With the increasing number of payment options in today’s world, how do you decide which options to offer your members?

In this article, we discuss the advantages and disadvantages of different payment methods:

  • Bank Transfer/Standing Order

Offering payment via standing order has advantages in that it is cheap for both the member and the organisation.  However, the disadvantage is that there can be alot of admin involved - people frequently forget to add a reference to their bank transfer, resulting in alot of time spent chasing and investigating who the payment belongs to.

Ultimately, there tends to be a lot of manual work with offering bank transfers, and manually matching the payment with the member, as well as disputing with members who may insist they have transferred the money and haven’t.

If you have volunteers who are able to spend time doing this for the organisation, then that is perhaps the only time we would consider it to be worth it.

  • Direct Debit

Direct debit is perhaps the most popular choice for members, and can also provide additional flexibility in terms of paying (e.g. direct debit date, full payment or payment in installments).  Out of all the members of the organisations that work with ClubCollect, 60% chose to pay by direct debit in 2018.

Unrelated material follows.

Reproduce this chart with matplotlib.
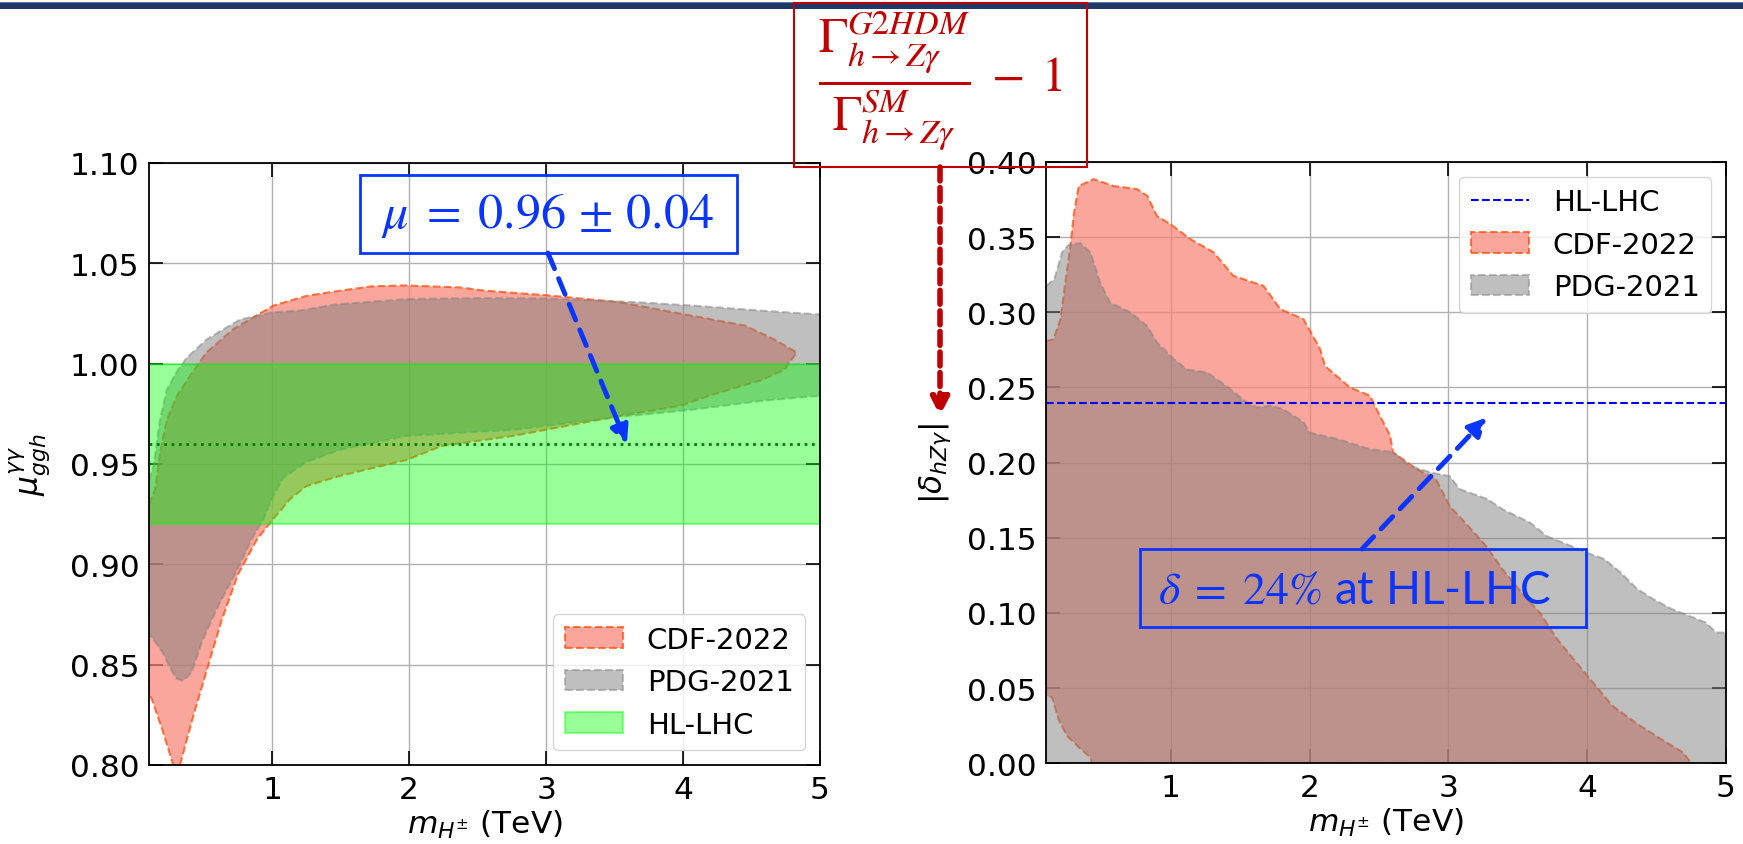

There may be some administrative work to do, for example, when a direct debit fails or is cancelled, but it is still significantly less than that associated with bank transfers and standing orders.

  • Debit/Credit Card

Card payments are an increasingly popular method of payment, and so it’s probably a good idea to have these as an option.

  • Paypal

Paypal can be a great option to have especially if you have members globally, as Paypal is currently available in more than 200 countries, and negates the need to explore the payment methods individual to certain countries.

  • Cash

For many organisations, it is simply not practical to accept cash, as the members are not meeting regularly in one place (for example, professional bodies).  For smaller organisations e.g. sports clubs, it can be easier to offer cash as a payment method, but it is important to make sure you remember who paid when, and it also brings with it, the necessity to go to the bank and lodge the physical cash, and not everyone has time for that these days.

  • Cheque

Contrary to popular belief, cheques are not being phased out in the UK, but are here to stay!   They tend to be popular with the older demographic who are perhaps not as familiar or as confident in using newer electronic payment methods.  346 million cheques were cashed in the UK in 2018*, so it may be worth providing a postal address for those who wish to pay by cheque, especially now with the creation of the image clearing system, which makes it possible to process cheques without having to physically go to the bank.

In conclusion, the main things to consider when deciding on payment methods are the age demographics of your members; where your members are located; and how much capacity for payment-associated administration you have.